Roughly 3,500 years ago, folding chairs remarkably similar to ones found in Egypt suddenly became must-have items in parts of northern Europe.
     The simple design consists of two movable wooden frames connected to each other with pins, and with an animal hide stretched between. Such chairs were already being used in Egypt more than 4,000 years ago. The oldest depictions are found on 4,500-year-old Mesopotamian seals.
     Some 20 Nordic folding stools have been discovered so far, most of them north of the Elbe River in Germany. The only complete specimen was found in 1891 in Guldhoj (Golden Hill) near Kolding on the Jutland peninsula - now mainland Denmark. The chair was found lying in a tree-trunk coffin, and dated to 1389 BCE.
     The fact that the design reached so far north led many scholars to posit that northern Europeans developed it independently, but that view has now been challenged. "The design and dimensions of the chairs are too similar," says Bettina Pfaff, an archaeologist from Nebra, near the eastern German city of Halle, who specialises in prehistory.

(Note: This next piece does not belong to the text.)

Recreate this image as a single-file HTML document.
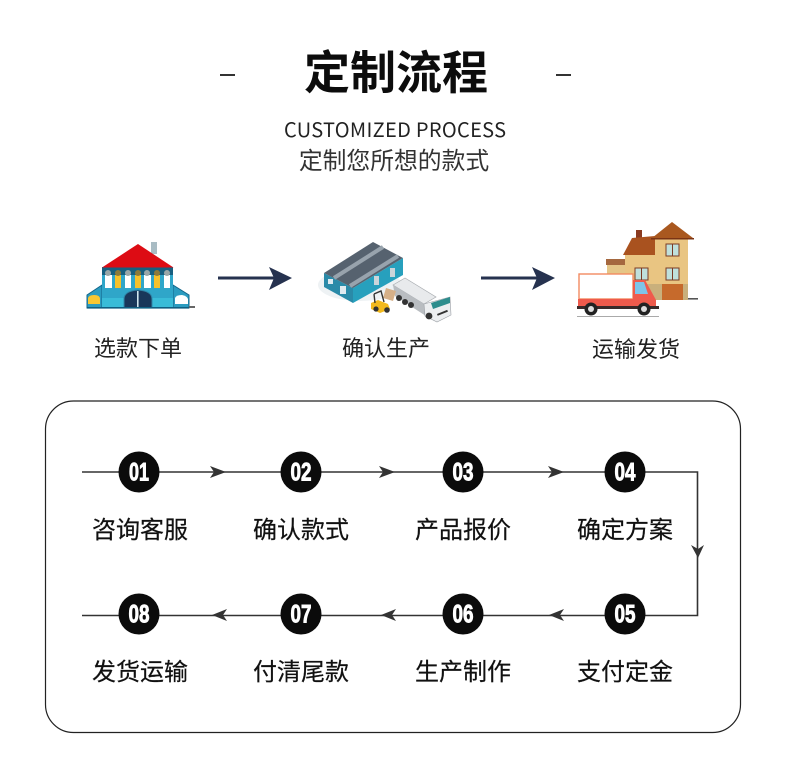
<!DOCTYPE html>
<html lang="zh"><head><meta charset="utf-8"><title>定制流程</title>
<style>
html,body{margin:0;padding:0;background:#fff;width:790px;height:774px;overflow:hidden}
svg{display:block}
text{font-family:"Liberation Sans","Noto Sans CJK SC",sans-serif}
.l{font-size:24px;fill:#111;text-anchor:middle;stroke:#111;stroke-width:.2}
.u{font-size:22px;fill:#222;text-anchor:middle}
.n{font-family:"Liberation Sans Narrow","Liberation Sans",sans-serif;font-weight:700;font-size:25px;fill:#fff;text-anchor:middle;stroke:#fff;stroke-width:.9}
</style></head><body>
<svg width="790" height="774" viewBox="0 0 790 774" xmlns="http://www.w3.org/2000/svg">
<rect width="790" height="774" fill="#fff"/>
<!-- header -->
<rect x="220" y="74" width="15" height="2" fill="#333"/>
<rect x="556" y="74" width="15" height="2" fill="#333"/>
<text x="396" y="89" text-anchor="middle" style="font-family:'Noto Sans CJK SC',sans-serif;font-weight:700;font-size:46px;fill:#0c0c0c">定制流程</text>
<text x="395" y="137" text-anchor="middle" textLength="222" style="font-family:'Noto Sans CJK SC',sans-serif;font-weight:400;font-size:20px;fill:#222">CUSTOMIZED PROCESS</text>
<text x="394" y="169" text-anchor="middle" style="font-family:'Noto Sans CJK SC',sans-serif;font-weight:400;font-size:23.8px;fill:#333">定制您所想的款式</text>

<!-- building 1 -->
<g>
<rect x="151" y="242" width="6" height="12" fill="#a9bcc4"/>
<polygon points="87,308 87,295 102,285 102,308" fill="#2b9cc0" stroke="#11658a"/>
<polygon points="173,285 189,295 189,308 173,308" fill="#2b9cc0" stroke="#11658a"/>
<rect x="102" y="267" width="71" height="41" fill="#2fa6c9"/>
<rect x="102" y="267" width="71" height="8" fill="#175f80"/>
<rect x="102" y="298" width="71" height="10" fill="#39bcd8"/>
<polygon points="138,244 102,267.5 173.5,267.5" fill="#dd0c14"/>
<g fill="#fff"><rect x="105" y="275" width="7" height="13"/><rect x="125" y="275" width="6" height="13"/><rect x="144" y="275" width="7" height="13"/><rect x="164" y="275" width="6" height="13"/></g>
<g fill="#f7c12a"><rect x="115" y="275" width="6" height="13"/><rect x="135" y="275" width="6" height="13"/><rect x="154" y="275" width="6" height="13"/></g>
<g fill="#9aa7a8"><circle cx="108" cy="273" r="3"/><circle cx="128" cy="273" r="3"/><circle cx="147" cy="273" r="3"/><circle cx="167" cy="273" r="3"/></g>
<g fill="#8c7a3a"><circle cx="118" cy="273" r="3"/><circle cx="138" cy="273" r="3"/><circle cx="157" cy="273" r="3"/></g>
<path d="M124 308V299Q124 291 138 290Q152 291 152 299V308Z" fill="#19375a" stroke="#2f86a8"/>
<rect x="137" y="291" width="1.6" height="17" fill="#cfe6ee"/>
<path d="M88 304V298Q89 295 94 295Q100 295 100 299V304Z" fill="#f8c733"/>
<path d="M175 304V298Q176 295 182 295Q187 296 188 299V304Z" fill="#fff"/>
<rect x="87" y="307" width="102" height="1.6" fill="#0f5f82"/>
<rect x="189" y="306" width="6" height="2" fill="#666"/>
</g>

<!-- arrows top -->
<g fill="#26324f">
<rect x="218" y="276.5" width="62" height="3"/>
<polygon points="269,267 292,278 269,290 274,278"/>
<rect x="481" y="276.5" width="62" height="3"/>
<polygon points="532,267 555,278 532,290 537,278"/>
</g>

<!-- factory -->
<g>
<ellipse cx="360" cy="285" rx="42" ry="16" fill="#eef2f4"/>
<polygon points="324,273 353,288 353,303 324,287" fill="#2a8aa8"/>
<polygon points="353,288 403,258 403,275 353,303" fill="#27a0bd"/>
<polygon points="324,273 373,242 403,258 353,288" fill="#56626f"/>
<g stroke="#98a3ad" stroke-width="4" fill="none"><path d="M334 278 383 247"/><path d="M350 286 398 256"/></g>
<rect x="328" y="279" width="5" height="5" fill="#dfeaf0"/><rect x="340" y="286" width="6" height="8" fill="#dfeaf0"/>
<rect x="374" y="276" width="5" height="9" fill="#cbd5da"/><rect x="390" y="268" width="5" height="9" fill="#cbd5da"/>
<!-- truck -->
<polygon points="393,285 405,278 436,297 424,304" fill="#e8eaec" stroke="#a8acb0" stroke-width=".7"/>
<polygon points="393,285 424,304 426,316 395,296" fill="#b9bdc1"/>
<polygon points="424,304 450,297 451,315 437,322 425,316" fill="#eceef0" stroke="#9a9ea4" stroke-width=".6"/>
<polygon points="431,303 450,297 450,303 433,309" fill="#2d8d8d"/>
<rect x="437" y="312" width="11" height="2" fill="#333" transform="rotate(-22 442 313)"/>
<g fill="#333"><circle cx="399" cy="298" r="3"/><circle cx="405" cy="302" r="3"/><circle cx="411" cy="305" r="3"/><circle cx="429" cy="316" r="3.400"/></g>
<!-- forklift -->
<polygon points="386,288 396,291 393,301 383,298" fill="#d6b088"/>
<polygon points="371,303 378,300 388,304 390,309 380,313 371,309" fill="#f2b91e"/>
<path d="M374 294 381 291 384 302M374 294 375 303" fill="none" stroke="#333" stroke-width="1.400"/>
<circle cx="376" cy="309" r="2.600" fill="#333"/><circle cx="387" cy="310" r="2.800" fill="#333"/>
</g>

<!-- house + van -->
<g>
<rect x="636" y="230" width="6" height="10" fill="#8a3a20"/>
<rect x="625" y="255" width="63" height="45" fill="#e9c582"/>
<rect x="652" y="238" width="36" height="20" fill="#e9c582"/>
<rect x="625" y="284" width="63" height="16" fill="#c9b07c"/>
<polygon points="623,255 632,238 655,236 655,255" fill="#a9521f"/>
<polygon points="672,222 652,238 693,238" fill="#a9581f"/>
<rect x="651" y="238" width="43" height="1.500" fill="#7a3414"/>
<rect x="606" y="259" width="19" height="6" fill="#a5683f"/><rect x="607" y="265" width="18" height="10" fill="#e5c688"/>
<g fill="#bfe0dc" stroke="#7a3a24" stroke-width="1"><rect x="666" y="244" width="13" height="12"/><rect x="666" y="268" width="13" height="12"/><rect x="635" y="268" width="13" height="12"/></g>
<g stroke="#7a3a24"><path d="M672.500 244v12M672.500 268v12M641.500 268v12"/></g>
<rect x="662" y="284" width="21" height="16" fill="#c66a2c"/>
<rect x="688" y="298" width="10" height="1.600" fill="#555"/>
<rect x="579" y="274" width="54" height="25" fill="#fff" stroke="#f28a60" stroke-width="1.400"/>
<path d="M578 299H633V280H645L656 300V308H578Z" fill="#ef5a4c"/>
<polygon points="635,282 644,282 648,294 635,294" fill="#7ec4e8"/>
<rect x="577" y="306" width="82" height="3" fill="#3a2a2a"/>
<circle cx="591" cy="309" r="6.500" fill="#222"/><circle cx="591" cy="309" r="3" fill="#ddd"/>
<circle cx="644" cy="309" r="6.500" fill="#222"/><circle cx="644" cy="309" r="3" fill="#ddd"/>
<rect x="577" y="316" width="82" height="1" fill="#aaa"/>
</g>

<text class="u" x="138" y="356">选款下单</text>
<text class="u" x="386" y="356">确认生产</text>
<text class="u" x="636" y="357">运输发货</text>

<!-- panel -->
<rect x="45.500" y="401" width="695" height="331.500" rx="28" ry="28" fill="none" stroke="#222" stroke-width="1.200"/>
<path d="M82 472H697.500V615.500H82" fill="none" stroke="#333" stroke-width="1.600"/>
<g fill="#333">
<polygon points="210,466 226,472 210,478 214,472"/>
<polygon points="379,466 395,472 379,478 383,472"/>
<polygon points="548,466 564,472 548,478 552,472"/>
<polygon points="691,545 698,558 704,545 698,549"/>
<polygon points="564,609 549,615 564,621 560,615"/>
<polygon points="396,609 381,615 396,621 392,615"/>
<polygon points="227,609 212,615 227,621 223,615"/>
</g>
<g fill="#0b0b0b">
<circle cx="139" cy="472" r="20.500"/><circle cx="301" cy="472" r="20.500"/><circle cx="463" cy="472" r="20.500"/><circle cx="625" cy="472" r="20.500"/>
<circle cx="625" cy="614" r="20.500"/><circle cx="463" cy="614" r="20.500"/><circle cx="301" cy="614" r="20.500"/><circle cx="139" cy="614" r="20.500"/>
</g>
<text class="n" x="139" y="480.500" textLength="20" lengthAdjust="spacingAndGlyphs">01</text>
<text class="n" x="301" y="480.500" textLength="21" lengthAdjust="spacingAndGlyphs">02</text>
<text class="n" x="463" y="480.500" textLength="21" lengthAdjust="spacingAndGlyphs">03</text>
<text class="n" x="625" y="480.500" textLength="21" lengthAdjust="spacingAndGlyphs">04</text>
<text class="n" x="625" y="622.500" textLength="21" lengthAdjust="spacingAndGlyphs">05</text>
<text class="n" x="463" y="622.500" textLength="21" lengthAdjust="spacingAndGlyphs">06</text>
<text class="n" x="301" y="622.500" textLength="21" lengthAdjust="spacingAndGlyphs">07</text>
<text class="n" x="139" y="622.500" textLength="21" lengthAdjust="spacingAndGlyphs">08</text>

<text class="l" x="140" y="538">咨询客服</text>
<text class="l" x="301" y="538">确认款式</text>
<text class="l" x="463" y="538">产品报价</text>
<text class="l" x="625" y="538">确定方案</text>
<text class="l" x="140" y="680">发货运输</text>
<text class="l" x="301" y="680">付清尾款</text>
<text class="l" x="463" y="680">生产制作</text>
<text class="l" x="625" y="680">支付定金</text>
</svg>
</body></html>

     Scholars are also determining the dates of such knowledge transfers. Egypt became a major power under Thutmose III (1479 to 1426 BCE), whose armies reached the borders of modern-day Turkey. Starting in 1400 BCE, the stools began being made in the far north and abruptly became fashionable.
     Many speculate that the furniture belonged to clan leaders, but not all find this theory convincing. The objects were often discovered in "poorly furnished graves," explains Pfaff. She believes the furniture belonged to a "spiritual elite" such as healers and magicians.